■ Required task ■
Each line of the material must be repeated precisely, with the pictures left out.

■ Dataset section ■
===

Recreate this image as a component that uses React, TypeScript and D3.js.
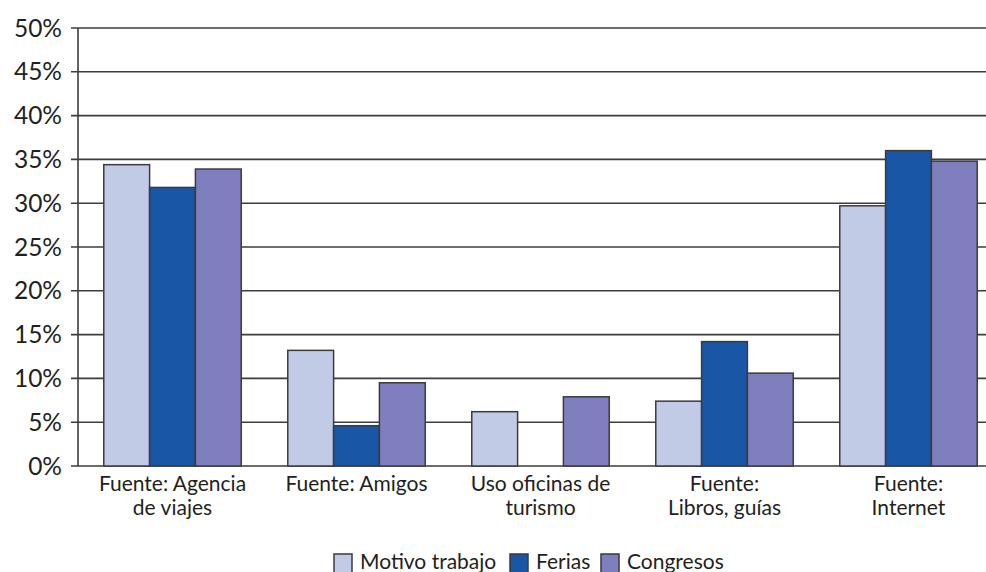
import React, { useEffect, useRef } from "react";
import * as d3 from "d3";

const categories = [
  ["Fuente: Agencia", "de viajes"],
  ["Fuente: Amigos"],
  ["Uso oficinas de", "turismo"],
  ["Fuente:", "Libros, guías"],
  ["Fuente:", "Internet"],
];
const seriesNames = ["Motivo trabajo", "Ferias", "Congresos"];
const motivoTrabajo = [34.4, 13.2, 6.2, 7.4, 29.7];
const ferias = [31.8, 4.6, 0, 14.2, 36.0];
const congresos = [33.9, 9.5, 7.9, 10.6, 34.8];
const yTicks = [0, 5, 10, 15, 20, 25, 30, 35, 40, 45, 50];
const colors = ["#c2cbe6", "#1a56a6", "#7f7fbd"];

const W = 986;
const H = 572;
const FONT = "Lato, 'Open Sans', sans-serif";
const TEXT = "#231f20";

export default function App() {
  const ref = useRef<SVGSVGElement>(null);

  useEffect(() => {
    const svg = d3.select(ref.current);
    svg.selectAll("*").remove();

    const left = 78;
    const top = 28;
    const bottom = 466;
    const series = [motivoTrabajo, ferias, congresos];

    const y = d3.scaleLinear().domain([0, 50]).range([bottom, top]);
    const x0 = d3
      .scaleBand<number>()
      .domain(categories.map((_, i) => i))
      .range([80.5, 1000.5])
      .paddingInner(0.253)
      .paddingOuter(0.1265);
    const x1 = d3
      .scaleBand<number>()
      .domain([0, 1, 2])
      .range([0, x0.bandwidth()]);

    // gridlines and tick labels
    const grid = svg.append("g");
    yTicks.forEach((t) => {
      grid
        .append("line")
        .attr("x1", left - 7)
        .attr("x2", W)
        .attr("y1", y(t))
        .attr("y2", y(t))
        .attr("stroke", "#3d3d3d")
        .attr("stroke-width", 1.6);
      grid
        .append("text")
        .attr("x", 62)
        .attr("y", y(t) + 8.5)
        .attr("text-anchor", "end")
        .attr("font-family", FONT)
        .attr("font-size", 24.5)
        .attr("fill", TEXT)
        .text(`${t}%`);
    });

    // bars
    categories.forEach((_, ci) => {
      series.forEach((vals, si) => {
        const v = vals[ci];
        if (v <= 0) return;
        svg
          .append("rect")
          .attr("x", (x0(ci) ?? 0) + (x1(si) ?? 0))
          .attr("y", y(v))
          .attr("width", x1.bandwidth())
          .attr("height", bottom - y(v))
          .attr("fill", colors[si])
          .attr("stroke", "#3a3a3f")
          .attr("stroke-width", 1.5);
      });
    });

    // y axis line
    svg
      .append("line")
      .attr("x1", left)
      .attr("x2", left)
      .attr("y1", top)
      .attr("y2", bottom)
      .attr("stroke", "#3d3d3d")
      .attr("stroke-width", 1.6);

    // category labels
    categories.forEach((lines, ci) => {
      const cx = (x0(ci) ?? 0) + x0.bandwidth() / 2;
      const t = svg
        .append("text")
        .attr("text-anchor", "middle")
        .attr("font-family", FONT)
        .attr("font-size", 21)
        .attr("fill", TEXT);
      lines.forEach((ln, li) => {
        t.append("tspan").attr("x", cx).attr("y", 491 + li * 24).text(ln);
      });
    });

    // legend
    const legendX = [334, 510, 601];
    seriesNames.forEach((name, i) => {
      svg
        .append("rect")
        .attr("x", legendX[i])
        .attr("y", 554)
        .attr("width", 18)
        .attr("height", 20)
        .attr("fill", colors[i])
        .attr("stroke", "#3a3a3f")
        .attr("stroke-width", 1.5);
      svg
        .append("text")
        .attr("x", legendX[i] + 26)
        .attr("y", 569)
        .attr("font-family", FONT)
        .attr("font-size", 21)
        .attr("fill", TEXT)
        .text(name);
    });
  }, []);

  return (
    <svg
      ref={ref}
      width={W}
      height={H}
      style={{ position: "absolute", left: 0, top: 0, background: "#fff" }}
    />
  );
}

===

■ Exercise output ■
Recreate this image as a component that uses React, TypeScript and D3.js.
import React, { useEffect, useRef } from "react";
import * as d3 from "d3";

const categories = [
  ["Fuente: Agencia", "de viajes"],
  ["Fuente: Amigos"],
  ["Uso oficinas de", "turismo"],
  ["Fuente:", "Libros, guías"],
  ["Fuente:", "Internet"],
];
const seriesNames = ["Motivo trabajo", "Ferias", "Congresos"];
const motivoTrabajo = [34.4, 13.2, 6.2, 7.4, 29.7];
const ferias = [31.8, 4.6, 0, 14.2, 36.0];
const congresos = [33.9, 9.5, 7.9, 10.6, 34.8];
const yTicks = [0, 5, 10, 15, 20, 25, 30, 35, 40, 45, 50];
const colors = ["#c2cbe6", "#1a56a6", "#7f7fbd"];

const W = 986;
const H = 572;
const FONT = "Lato, 'Open Sans', sans-serif";
const TEXT = "#231f20";

export default function App() {
  const ref = useRef<SVGSVGElement>(null);

  useEffect(() => {
    const svg = d3.select(ref.current);
    svg.selectAll("*").remove();

    const left = 78;
    const top = 28;
    const bottom = 466;
    const series = [motivoTrabajo, ferias, congresos];

    const y = d3.scaleLinear().domain([0, 50]).range([bottom, top]);
    const x0 = d3
      .scaleBand<number>()
      .domain(categories.map((_, i) => i))
      .range([80.5, 1000.5])
      .paddingInner(0.253)
      .paddingOuter(0.1265);
    const x1 = d3
      .scaleBand<number>()
      .domain([0, 1, 2])
      .range([0, x0.bandwidth()]);

    // gridlines and tick labels
    const grid = svg.append("g");
    yTicks.forEach((t) => {
      grid
        .append("line")
        .attr("x1", left - 7)
        .attr("x2", W)
        .attr("y1", y(t))
        .attr("y2", y(t))
        .attr("stroke", "#3d3d3d")
        .attr("stroke-width", 1.6);
      grid
        .append("text")
        .attr("x", 62)
        .attr("y", y(t) + 8.5)
        .attr("text-anchor", "end")
        .attr("font-family", FONT)
        .attr("font-size", 24.5)
        .attr("fill", TEXT)
        .text(`${t}%`);
    });

    // bars
    categories.forEach((_, ci) => {
      series.forEach((vals, si) => {
        const v = vals[ci];
        if (v <= 0) return;
        svg
          .append("rect")
          .attr("x", (x0(ci) ?? 0) + (x1(si) ?? 0))
          .attr("y", y(v))
          .attr("width", x1.bandwidth())
          .attr("height", bottom - y(v))
          .attr("fill", colors[si])
          .attr("stroke", "#3a3a3f")
          .attr("stroke-width", 1.5);
      });
    });

    // y axis line
    svg
      .append("line")
      .attr("x1", left)
      .attr("x2", left)
      .attr("y1", top)
      .attr("y2", bottom)
      .attr("stroke", "#3d3d3d")
      .attr("stroke-width", 1.6);

    // category labels
    categories.forEach((lines, ci) => {
      const cx = (x0(ci) ?? 0) + x0.bandwidth() / 2;
      const t = svg
        .append("text")
        .attr("text-anchor", "middle")
        .attr("font-family", FONT)
        .attr("font-size", 21)
        .attr("fill", TEXT);
      lines.forEach((ln, li) => {
        t.append("tspan").attr("x", cx).attr("y", 491 + li * 24).text(ln);
      });
    });

    // legend
    const legendX = [334, 510, 601];
    seriesNames.forEach((name, i) => {
      svg
        .append("rect")
        .attr("x", legendX[i])
        .attr("y", 554)
        .attr("width", 18)
        .attr("height", 20)
        .attr("fill", colors[i])
        .attr("stroke", "#3a3a3f")
        .attr("stroke-width", 1.5);
      svg
        .append("text")
        .attr("x", legendX[i] + 26)
        .attr("y", 569)
        .attr("font-family", FONT)
        .attr("font-size", 21)
        .attr("fill", TEXT)
        .text(name);
    });
  }, []);

  return (
    <svg
      ref={ref}
      width={W}
      height={H}
      style={{ position: "absolute", left: 0, top: 0, background: "#fff" }}
    />
  );
}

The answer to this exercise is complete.